◆ **Task to carry out**
Exclude the pictures, then repeat the remaining data exactly.

◆ **Collected data**

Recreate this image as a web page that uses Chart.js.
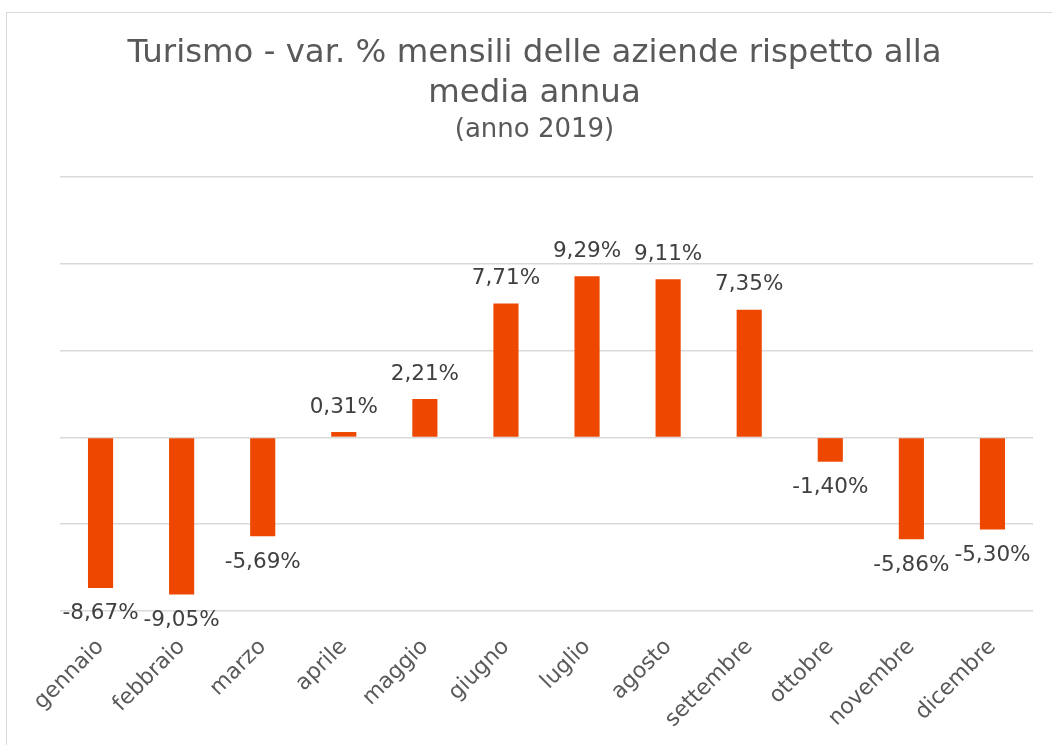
<!DOCTYPE html>
<html>
<head>
<meta charset="utf-8">
<script src="https://cdn.jsdelivr.net/npm/chart.js@4.4.1/dist/chart.umd.min.js"></script>
<style>
    html, body { margin: 0; padding: 0; background: #fff; overflow: hidden; }
    #frame { position: absolute; left: 6px; top: 12px; width: 1200px; height: 900px; border: 1px solid #d9d9d9; }
    #wrap { position: absolute; left: 0; top: 0; width: 1052px; height: 745px; }
</style>
</head>
<body>
<div id="frame"></div>
<div id="wrap"><canvas id="myBarChart" width="1052" height="745"></canvas></div>
<script>
// months and monthly % variation vs. yearly average (2019)
const months = ['gennaio', 'febbraio', 'marzo', 'aprile', 'maggio', 'giugno',
    'luglio', 'agosto', 'settembre', 'ottobre', 'novembre', 'dicembre'];
const variations = [-8.67, -9.05, -5.69, 0.31, 2.21, 7.71, 9.29, 9.11, 7.35, -1.40, -5.86, -5.30];
const yTicks = [-10, -5, 0, 5, 10, 15];

const FONT = "'DejaVu Sans', Verdana, sans-serif";

function fmt(v) {
    return v.toFixed(2).replace('.', ',') + '%';
}

// value labels: above positive bars, below negative ones
const valueLabels = {
    id: 'valueLabels',
    afterLayout(chart) {
        // title block is centred a bit left of the plot centre
        chart.boxes.forEach(b => {
            if (b.position === 'top' && !b.axis) {
                b.left -= 12;
                b.right -= 12;
            }
        });
    },
    afterDatasetsDraw(chart) {
        const ctx = chart.ctx;
        const meta = chart.getDatasetMeta(0);
        ctx.save();
        ctx.font = '21.5px ' + FONT;
        ctx.fillStyle = '#404040';
        ctx.textAlign = 'center';
        ctx.textBaseline = 'middle';
        meta.data.forEach((bar, i) => {
            const v = variations[i];
            const y = v >= 0 ? bar.y - 25 : bar.y + 26;
            ctx.fillText(fmt(v), bar.x, y);
        });
        ctx.restore();
    }
};

var ctx = document.getElementById('myBarChart').getContext('2d');

var myBarChart = new Chart(ctx, {
    type: 'bar',
    data: {
        labels: months,
        datasets: [{
            data: variations,
            backgroundColor: '#ED4700',
            borderWidth: 0,
            barPercentage: 0.31,
            categoryPercentage: 1
        }]
    },
    options: {
        responsive: false,
        animation: false,
        layout: {
            padding: { left: 60, right: 19, top: 30, bottom: 0 }
        },
        plugins: {
            legend: { display: false },
            tooltip: { enabled: false },
            title: {
                display: true,
                text: ['Turismo - var. % mensili delle aziende rispetto alla', 'media annua'],
                color: '#595959',
                font: { family: FONT, size: 32.4, weight: 'normal', lineHeight: 1.235 },
                padding: { top: 4, bottom: 3 }
            },
            subtitle: {
                display: true,
                text: '(anno 2019)',
                color: '#595959',
                font: { family: FONT, size: 26, weight: 'normal', lineHeight: 1.0 },
                padding: { top: 0, bottom: 34 }
            }
        },
        scales: {
            x: {
                grid: { display: false, drawTicks: false },
                border: { display: false },
                ticks: {
                    color: '#595959',
                    font: { family: FONT, size: 22 },
                    minRotation: 45,
                    maxRotation: 45,
                    padding: 23
                },
                afterFit(scale) { scale.height = 745 - 611; }
            },
            y: {
                min: -10,
                max: 15,
                afterBuildTicks(scale) { scale.ticks = yTicks.map(v => ({ value: v })); },
                grid: { color: '#d9d9d9', lineWidth: 1.5, drawTicks: false },
                border: { display: false },
                ticks: { display: false },
                afterFit(scale) { scale.width = 0; }
            }
        }
    },
    plugins: [valueLabels]
});
</script>
</body>
</html>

◆ **Answer below**
Recreate this image as a web page that uses Chart.js.
<!DOCTYPE html>
<html>
<head>
<meta charset="utf-8">
<script src="https://cdn.jsdelivr.net/npm/chart.js@4.4.1/dist/chart.umd.min.js"></script>
<style>
    html, body { margin: 0; padding: 0; background: #fff; overflow: hidden; }
    #frame { position: absolute; left: 6px; top: 12px; width: 1200px; height: 900px; border: 1px solid #d9d9d9; }
    #wrap { position: absolute; left: 0; top: 0; width: 1052px; height: 745px; }
</style>
</head>
<body>
<div id="frame"></div>
<div id="wrap"><canvas id="myBarChart" width="1052" height="745"></canvas></div>
<script>
// months and monthly % variation vs. yearly average (2019)
const months = ['gennaio', 'febbraio', 'marzo', 'aprile', 'maggio', 'giugno',
    'luglio', 'agosto', 'settembre', 'ottobre', 'novembre', 'dicembre'];
const variations = [-8.67, -9.05, -5.69, 0.31, 2.21, 7.71, 9.29, 9.11, 7.35, -1.40, -5.86, -5.30];
const yTicks = [-10, -5, 0, 5, 10, 15];

const FONT = "'DejaVu Sans', Verdana, sans-serif";

function fmt(v) {
    return v.toFixed(2).replace('.', ',') + '%';
}

// value labels: above positive bars, below negative ones
const valueLabels = {
    id: 'valueLabels',
    afterLayout(chart) {
        // title block is centred a bit left of the plot centre
        chart.boxes.forEach(b => {
            if (b.position === 'top' && !b.axis) {
                b.left -= 12;
                b.right -= 12;
            }
        });
    },
    afterDatasetsDraw(chart) {
        const ctx = chart.ctx;
        const meta = chart.getDatasetMeta(0);
        ctx.save();
        ctx.font = '21.5px ' + FONT;
        ctx.fillStyle = '#404040';
        ctx.textAlign = 'center';
        ctx.textBaseline = 'middle';
        meta.data.forEach((bar, i) => {
            const v = variations[i];
            const y = v >= 0 ? bar.y - 25 : bar.y + 26;
            ctx.fillText(fmt(v), bar.x, y);
        });
        ctx.restore();
    }
};

var ctx = document.getElementById('myBarChart').getContext('2d');

var myBarChart = new Chart(ctx, {
    type: 'bar',
    data: {
        labels: months,
        datasets: [{
            data: variations,
            backgroundColor: '#ED4700',
            borderWidth: 0,
            barPercentage: 0.31,
            categoryPercentage: 1
        }]
    },
    options: {
        responsive: false,
        animation: false,
        layout: {
            padding: { left: 60, right: 19, top: 30, bottom: 0 }
        },
        plugins: {
            legend: { display: false },
            tooltip: { enabled: false },
            title: {
                display: true,
                text: ['Turismo - var. % mensili delle aziende rispetto alla', 'media annua'],
                color: '#595959',
                font: { family: FONT, size: 32.4, weight: 'normal', lineHeight: 1.235 },
                padding: { top: 4, bottom: 3 }
            },
            subtitle: {
                display: true,
                text: '(anno 2019)',
                color: '#595959',
                font: { family: FONT, size: 26, weight: 'normal', lineHeight: 1.0 },
                padding: { top: 0, bottom: 34 }
            }
        },
        scales: {
            x: {
                grid: { display: false, drawTicks: false },
                border: { display: false },
                ticks: {
                    color: '#595959',
                    font: { family: FONT, size: 22 },
                    minRotation: 45,
                    maxRotation: 45,
                    padding: 23
                },
                afterFit(scale) { scale.height = 745 - 611; }
            },
            y: {
                min: -10,
                max: 15,
                afterBuildTicks(scale) { scale.ticks = yTicks.map(v => ({ value: v })); },
                grid: { color: '#d9d9d9', lineWidth: 1.5, drawTicks: false },
                border: { display: false },
                ticks: { display: false },
                afterFit(scale) { scale.width = 0; }
            }
        }
    },
    plugins: [valueLabels]
});
</script>
</body>
</html>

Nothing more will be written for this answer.